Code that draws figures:
----
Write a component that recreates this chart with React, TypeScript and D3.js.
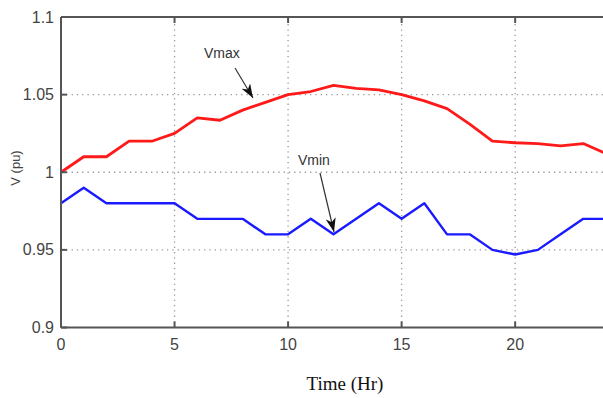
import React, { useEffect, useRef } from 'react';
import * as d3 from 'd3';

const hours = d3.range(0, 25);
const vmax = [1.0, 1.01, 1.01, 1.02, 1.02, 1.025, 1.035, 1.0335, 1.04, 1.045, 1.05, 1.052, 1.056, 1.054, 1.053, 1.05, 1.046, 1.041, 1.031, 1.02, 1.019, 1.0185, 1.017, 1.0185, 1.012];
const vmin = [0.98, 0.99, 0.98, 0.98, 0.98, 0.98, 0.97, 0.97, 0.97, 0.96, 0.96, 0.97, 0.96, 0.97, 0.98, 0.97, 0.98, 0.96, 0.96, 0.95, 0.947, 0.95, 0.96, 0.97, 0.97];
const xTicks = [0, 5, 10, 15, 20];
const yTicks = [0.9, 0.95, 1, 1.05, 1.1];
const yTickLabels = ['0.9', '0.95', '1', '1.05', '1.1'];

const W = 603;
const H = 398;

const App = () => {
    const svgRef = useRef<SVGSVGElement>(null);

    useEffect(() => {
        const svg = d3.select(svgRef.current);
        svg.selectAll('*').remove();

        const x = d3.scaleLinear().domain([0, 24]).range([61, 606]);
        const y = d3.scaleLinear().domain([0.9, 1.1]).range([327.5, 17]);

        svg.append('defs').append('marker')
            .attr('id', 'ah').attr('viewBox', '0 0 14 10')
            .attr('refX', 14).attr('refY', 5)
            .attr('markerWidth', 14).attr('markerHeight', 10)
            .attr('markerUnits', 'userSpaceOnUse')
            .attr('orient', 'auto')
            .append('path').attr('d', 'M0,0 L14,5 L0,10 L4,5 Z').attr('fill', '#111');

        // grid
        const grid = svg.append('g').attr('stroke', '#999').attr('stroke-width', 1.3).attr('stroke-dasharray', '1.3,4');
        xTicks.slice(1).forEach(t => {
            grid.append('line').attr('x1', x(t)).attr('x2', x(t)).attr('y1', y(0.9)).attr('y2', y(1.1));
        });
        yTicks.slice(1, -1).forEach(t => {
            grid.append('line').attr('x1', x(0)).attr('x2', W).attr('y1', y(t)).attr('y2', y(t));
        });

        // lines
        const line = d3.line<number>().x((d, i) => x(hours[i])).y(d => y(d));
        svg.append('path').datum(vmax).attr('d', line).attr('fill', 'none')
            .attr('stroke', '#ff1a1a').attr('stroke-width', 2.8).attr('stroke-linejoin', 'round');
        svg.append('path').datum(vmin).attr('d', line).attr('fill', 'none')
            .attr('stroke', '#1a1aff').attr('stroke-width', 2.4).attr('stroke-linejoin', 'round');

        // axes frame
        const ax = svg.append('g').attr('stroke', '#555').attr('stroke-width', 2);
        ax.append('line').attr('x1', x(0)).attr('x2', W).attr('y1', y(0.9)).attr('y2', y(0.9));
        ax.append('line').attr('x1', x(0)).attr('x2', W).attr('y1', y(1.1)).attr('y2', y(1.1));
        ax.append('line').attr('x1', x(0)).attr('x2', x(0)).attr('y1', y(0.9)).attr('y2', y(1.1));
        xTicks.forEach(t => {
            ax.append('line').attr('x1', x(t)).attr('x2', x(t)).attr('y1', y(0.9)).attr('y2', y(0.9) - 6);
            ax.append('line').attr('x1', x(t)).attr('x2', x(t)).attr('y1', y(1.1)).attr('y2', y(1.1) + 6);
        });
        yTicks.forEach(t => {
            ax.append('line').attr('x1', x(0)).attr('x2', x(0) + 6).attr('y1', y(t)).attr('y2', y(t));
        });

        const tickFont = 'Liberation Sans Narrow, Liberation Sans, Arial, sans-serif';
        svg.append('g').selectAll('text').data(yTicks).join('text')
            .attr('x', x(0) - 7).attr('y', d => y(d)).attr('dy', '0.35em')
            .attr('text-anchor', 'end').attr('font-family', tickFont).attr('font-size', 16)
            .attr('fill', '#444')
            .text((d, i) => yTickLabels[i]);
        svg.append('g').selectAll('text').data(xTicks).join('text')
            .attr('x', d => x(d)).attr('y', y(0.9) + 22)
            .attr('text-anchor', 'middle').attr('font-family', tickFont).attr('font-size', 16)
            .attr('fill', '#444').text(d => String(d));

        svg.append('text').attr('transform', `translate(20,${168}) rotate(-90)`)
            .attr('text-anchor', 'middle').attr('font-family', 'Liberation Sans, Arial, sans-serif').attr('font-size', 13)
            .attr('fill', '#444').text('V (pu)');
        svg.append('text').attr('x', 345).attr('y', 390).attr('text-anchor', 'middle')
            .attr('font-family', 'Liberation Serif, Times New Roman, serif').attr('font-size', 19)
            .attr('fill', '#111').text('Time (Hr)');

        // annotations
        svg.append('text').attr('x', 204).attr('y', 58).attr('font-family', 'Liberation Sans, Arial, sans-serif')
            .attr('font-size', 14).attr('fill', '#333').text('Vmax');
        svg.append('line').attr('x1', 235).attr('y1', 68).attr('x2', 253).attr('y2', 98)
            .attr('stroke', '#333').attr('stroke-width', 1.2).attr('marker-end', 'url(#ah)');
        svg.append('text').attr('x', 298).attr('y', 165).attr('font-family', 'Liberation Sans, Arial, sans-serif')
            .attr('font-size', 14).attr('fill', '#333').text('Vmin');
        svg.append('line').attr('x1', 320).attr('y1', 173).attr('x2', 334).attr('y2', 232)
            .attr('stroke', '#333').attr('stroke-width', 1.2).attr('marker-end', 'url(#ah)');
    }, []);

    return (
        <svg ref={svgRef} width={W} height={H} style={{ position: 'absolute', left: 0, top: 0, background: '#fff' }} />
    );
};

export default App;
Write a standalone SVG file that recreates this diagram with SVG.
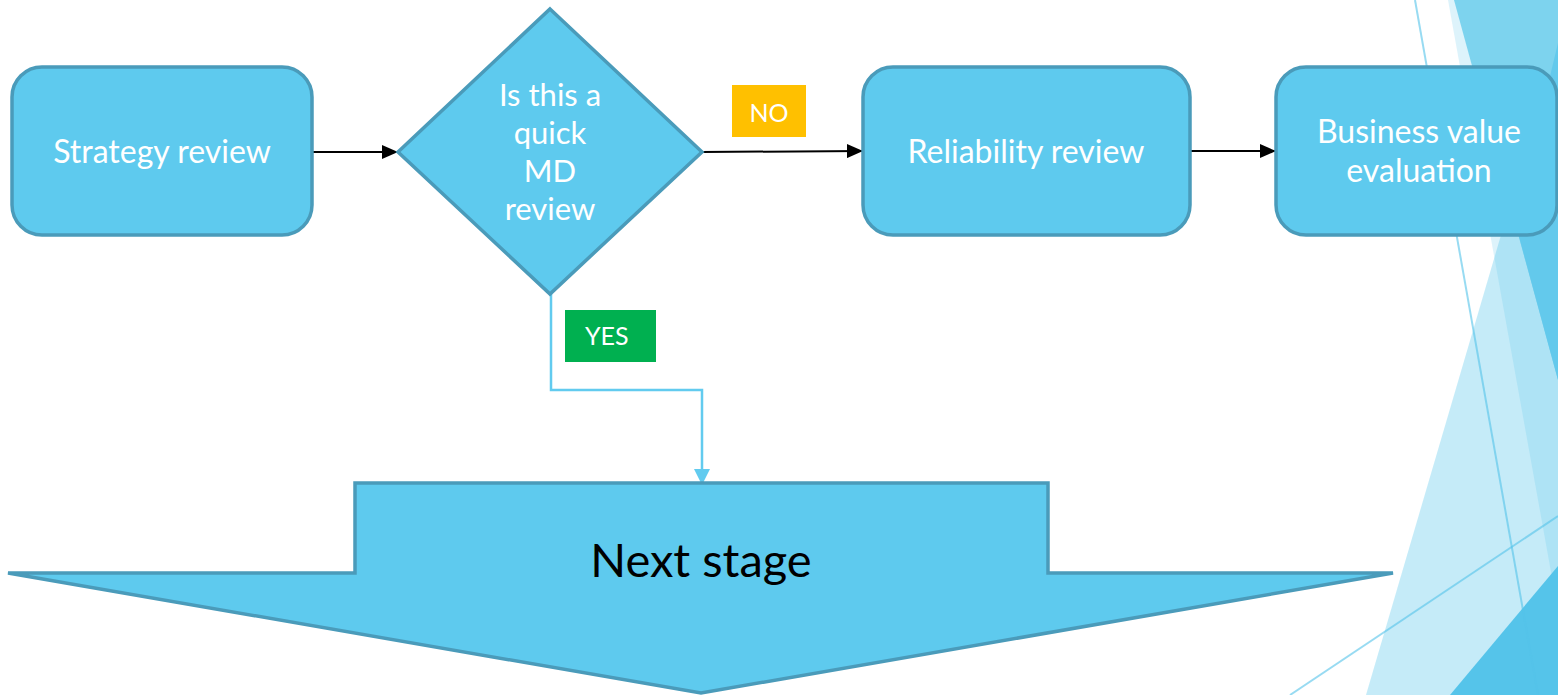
----
▶ PROBLEM DESCRIPTION:
Transcribe the entries above verbatim, omitting their pictures.

▶ COMPLETE ANSWER:
Write a component that recreates this chart with React, TypeScript and D3.js.
import React, { useEffect, useRef } from 'react';
import * as d3 from 'd3';

const hours = d3.range(0, 25);
const vmax = [1.0, 1.01, 1.01, 1.02, 1.02, 1.025, 1.035, 1.0335, 1.04, 1.045, 1.05, 1.052, 1.056, 1.054, 1.053, 1.05, 1.046, 1.041, 1.031, 1.02, 1.019, 1.0185, 1.017, 1.0185, 1.012];
const vmin = [0.98, 0.99, 0.98, 0.98, 0.98, 0.98, 0.97, 0.97, 0.97, 0.96, 0.96, 0.97, 0.96, 0.97, 0.98, 0.97, 0.98, 0.96, 0.96, 0.95, 0.947, 0.95, 0.96, 0.97, 0.97];
const xTicks = [0, 5, 10, 15, 20];
const yTicks = [0.9, 0.95, 1, 1.05, 1.1];
const yTickLabels = ['0.9', '0.95', '1', '1.05', '1.1'];

const W = 603;
const H = 398;

const App = () => {
    const svgRef = useRef<SVGSVGElement>(null);

    useEffect(() => {
        const svg = d3.select(svgRef.current);
        svg.selectAll('*').remove();

        const x = d3.scaleLinear().domain([0, 24]).range([61, 606]);
        const y = d3.scaleLinear().domain([0.9, 1.1]).range([327.5, 17]);

        svg.append('defs').append('marker')
            .attr('id', 'ah').attr('viewBox', '0 0 14 10')
            .attr('refX', 14).attr('refY', 5)
            .attr('markerWidth', 14).attr('markerHeight', 10)
            .attr('markerUnits', 'userSpaceOnUse')
            .attr('orient', 'auto')
            .append('path').attr('d', 'M0,0 L14,5 L0,10 L4,5 Z').attr('fill', '#111');

        // grid
        const grid = svg.append('g').attr('stroke', '#999').attr('stroke-width', 1.3).attr('stroke-dasharray', '1.3,4');
        xTicks.slice(1).forEach(t => {
            grid.append('line').attr('x1', x(t)).attr('x2', x(t)).attr('y1', y(0.9)).attr('y2', y(1.1));
        });
        yTicks.slice(1, -1).forEach(t => {
            grid.append('line').attr('x1', x(0)).attr('x2', W).attr('y1', y(t)).attr('y2', y(t));
        });

        // lines
        const line = d3.line<number>().x((d, i) => x(hours[i])).y(d => y(d));
        svg.append('path').datum(vmax).attr('d', line).attr('fill', 'none')
            .attr('stroke', '#ff1a1a').attr('stroke-width', 2.8).attr('stroke-linejoin', 'round');
        svg.append('path').datum(vmin).attr('d', line).attr('fill', 'none')
            .attr('stroke', '#1a1aff').attr('stroke-width', 2.4).attr('stroke-linejoin', 'round');

        // axes frame
        const ax = svg.append('g').attr('stroke', '#555').attr('stroke-width', 2);
        ax.append('line').attr('x1', x(0)).attr('x2', W).attr('y1', y(0.9)).attr('y2', y(0.9));
        ax.append('line').attr('x1', x(0)).attr('x2', W).attr('y1', y(1.1)).attr('y2', y(1.1));
        ax.append('line').attr('x1', x(0)).attr('x2', x(0)).attr('y1', y(0.9)).attr('y2', y(1.1));
        xTicks.forEach(t => {
            ax.append('line').attr('x1', x(t)).attr('x2', x(t)).attr('y1', y(0.9)).attr('y2', y(0.9) - 6);
            ax.append('line').attr('x1', x(t)).attr('x2', x(t)).attr('y1', y(1.1)).attr('y2', y(1.1) + 6);
        });
        yTicks.forEach(t => {
            ax.append('line').attr('x1', x(0)).attr('x2', x(0) + 6).attr('y1', y(t)).attr('y2', y(t));
        });

        const tickFont = 'Liberation Sans Narrow, Liberation Sans, Arial, sans-serif';
        svg.append('g').selectAll('text').data(yTicks).join('text')
            .attr('x', x(0) - 7).attr('y', d => y(d)).attr('dy', '0.35em')
            .attr('text-anchor', 'end').attr('font-family', tickFont).attr('font-size', 16)
            .attr('fill', '#444')
            .text((d, i) => yTickLabels[i]);
        svg.append('g').selectAll('text').data(xTicks).join('text')
            .attr('x', d => x(d)).attr('y', y(0.9) + 22)
            .attr('text-anchor', 'middle').attr('font-family', tickFont).attr('font-size', 16)
            .attr('fill', '#444').text(d => String(d));

        svg.append('text').attr('transform', `translate(20,${168}) rotate(-90)`)
            .attr('text-anchor', 'middle').attr('font-family', 'Liberation Sans, Arial, sans-serif').attr('font-size', 13)
            .attr('fill', '#444').text('V (pu)');
        svg.append('text').attr('x', 345).attr('y', 390).attr('text-anchor', 'middle')
            .attr('font-family', 'Liberation Serif, Times New Roman, serif').attr('font-size', 19)
            .attr('fill', '#111').text('Time (Hr)');

        // annotations
        svg.append('text').attr('x', 204).attr('y', 58).attr('font-family', 'Liberation Sans, Arial, sans-serif')
            .attr('font-size', 14).attr('fill', '#333').text('Vmax');
        svg.append('line').attr('x1', 235).attr('y1', 68).attr('x2', 253).attr('y2', 98)
            .attr('stroke', '#333').attr('stroke-width', 1.2).attr('marker-end', 'url(#ah)');
        svg.append('text').attr('x', 298).attr('y', 165).attr('font-family', 'Liberation Sans, Arial, sans-serif')
            .attr('font-size', 14).attr('fill', '#333').text('Vmin');
        svg.append('line').attr('x1', 320).attr('y1', 173).attr('x2', 334).attr('y2', 232)
            .attr('stroke', '#333').attr('stroke-width', 1.2).attr('marker-end', 'url(#ah)');
    }, []);

    return (
        <svg ref={svgRef} width={W} height={H} style={{ position: 'absolute', left: 0, top: 0, background: '#fff' }} />
    );
};

export default App;
Write a standalone SVG file that recreates this diagram with SVG.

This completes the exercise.